Aim of the exercise: Make an exact copy of the lines, leaving the pictures out.

Provided material:
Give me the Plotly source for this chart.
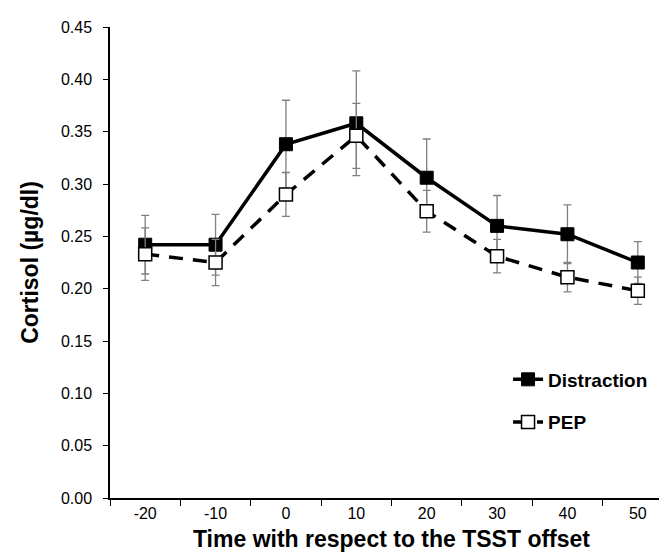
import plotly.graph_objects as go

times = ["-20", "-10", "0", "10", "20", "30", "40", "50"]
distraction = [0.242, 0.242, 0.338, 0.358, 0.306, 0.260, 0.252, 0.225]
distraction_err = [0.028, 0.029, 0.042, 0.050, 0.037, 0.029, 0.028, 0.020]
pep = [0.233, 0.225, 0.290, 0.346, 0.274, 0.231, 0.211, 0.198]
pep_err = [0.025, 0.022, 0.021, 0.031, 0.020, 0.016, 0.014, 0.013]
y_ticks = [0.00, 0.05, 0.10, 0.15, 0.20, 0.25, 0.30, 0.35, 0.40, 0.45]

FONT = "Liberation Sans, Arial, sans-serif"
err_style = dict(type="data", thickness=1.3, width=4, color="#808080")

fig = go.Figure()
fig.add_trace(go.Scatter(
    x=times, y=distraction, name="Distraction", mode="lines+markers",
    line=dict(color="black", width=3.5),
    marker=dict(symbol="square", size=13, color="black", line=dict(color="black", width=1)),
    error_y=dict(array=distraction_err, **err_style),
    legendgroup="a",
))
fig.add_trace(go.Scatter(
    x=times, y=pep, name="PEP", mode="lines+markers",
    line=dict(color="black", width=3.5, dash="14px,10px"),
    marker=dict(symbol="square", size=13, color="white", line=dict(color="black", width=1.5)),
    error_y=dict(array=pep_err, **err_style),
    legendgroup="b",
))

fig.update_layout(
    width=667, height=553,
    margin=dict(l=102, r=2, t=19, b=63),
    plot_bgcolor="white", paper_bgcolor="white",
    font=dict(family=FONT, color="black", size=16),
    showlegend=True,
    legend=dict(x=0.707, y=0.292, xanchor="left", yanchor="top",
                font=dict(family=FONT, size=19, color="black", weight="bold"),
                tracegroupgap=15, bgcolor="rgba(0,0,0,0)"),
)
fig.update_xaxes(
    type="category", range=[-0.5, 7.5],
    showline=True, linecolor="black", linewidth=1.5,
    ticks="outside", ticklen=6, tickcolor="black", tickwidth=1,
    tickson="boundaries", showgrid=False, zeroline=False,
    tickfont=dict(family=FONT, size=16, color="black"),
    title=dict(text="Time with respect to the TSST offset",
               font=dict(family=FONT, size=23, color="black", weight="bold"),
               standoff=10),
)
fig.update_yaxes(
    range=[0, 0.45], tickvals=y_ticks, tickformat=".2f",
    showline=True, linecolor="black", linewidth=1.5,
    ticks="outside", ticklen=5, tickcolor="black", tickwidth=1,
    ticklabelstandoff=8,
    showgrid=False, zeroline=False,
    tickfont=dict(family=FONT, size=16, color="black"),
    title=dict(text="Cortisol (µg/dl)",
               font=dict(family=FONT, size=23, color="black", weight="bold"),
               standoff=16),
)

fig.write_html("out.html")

Task result:
Give me the Plotly source for this chart.
import plotly.graph_objects as go

times = ["-20", "-10", "0", "10", "20", "30", "40", "50"]
distraction = [0.242, 0.242, 0.338, 0.358, 0.306, 0.260, 0.252, 0.225]
distraction_err = [0.028, 0.029, 0.042, 0.050, 0.037, 0.029, 0.028, 0.020]
pep = [0.233, 0.225, 0.290, 0.346, 0.274, 0.231, 0.211, 0.198]
pep_err = [0.025, 0.022, 0.021, 0.031, 0.020, 0.016, 0.014, 0.013]
y_ticks = [0.00, 0.05, 0.10, 0.15, 0.20, 0.25, 0.30, 0.35, 0.40, 0.45]

FONT = "Liberation Sans, Arial, sans-serif"
err_style = dict(type="data", thickness=1.3, width=4, color="#808080")

fig = go.Figure()
fig.add_trace(go.Scatter(
    x=times, y=distraction, name="Distraction", mode="lines+markers",
    line=dict(color="black", width=3.5),
    marker=dict(symbol="square", size=13, color="black", line=dict(color="black", width=1)),
    error_y=dict(array=distraction_err, **err_style),
    legendgroup="a",
))
fig.add_trace(go.Scatter(
    x=times, y=pep, name="PEP", mode="lines+markers",
    line=dict(color="black", width=3.5, dash="14px,10px"),
    marker=dict(symbol="square", size=13, color="white", line=dict(color="black", width=1.5)),
    error_y=dict(array=pep_err, **err_style),
    legendgroup="b",
))

fig.update_layout(
    width=667, height=553,
    margin=dict(l=102, r=2, t=19, b=63),
    plot_bgcolor="white", paper_bgcolor="white",
    font=dict(family=FONT, color="black", size=16),
    showlegend=True,
    legend=dict(x=0.707, y=0.292, xanchor="left", yanchor="top",
                font=dict(family=FONT, size=19, color="black", weight="bold"),
                tracegroupgap=15, bgcolor="rgba(0,0,0,0)"),
)
fig.update_xaxes(
    type="category", range=[-0.5, 7.5],
    showline=True, linecolor="black", linewidth=1.5,
    ticks="outside", ticklen=6, tickcolor="black", tickwidth=1,
    tickson="boundaries", showgrid=False, zeroline=False,
    tickfont=dict(family=FONT, size=16, color="black"),
    title=dict(text="Time with respect to the TSST offset",
               font=dict(family=FONT, size=23, color="black", weight="bold"),
               standoff=10),
)
fig.update_yaxes(
    range=[0, 0.45], tickvals=y_ticks, tickformat=".2f",
    showline=True, linecolor="black", linewidth=1.5,
    ticks="outside", ticklen=5, tickcolor="black", tickwidth=1,
    ticklabelstandoff=8,
    showgrid=False, zeroline=False,
    tickfont=dict(family=FONT, size=16, color="black"),
    title=dict(text="Cortisol (µg/dl)",
               font=dict(family=FONT, size=23, color="black", weight="bold"),
               standoff=16),
)

fig.write_html("out.html")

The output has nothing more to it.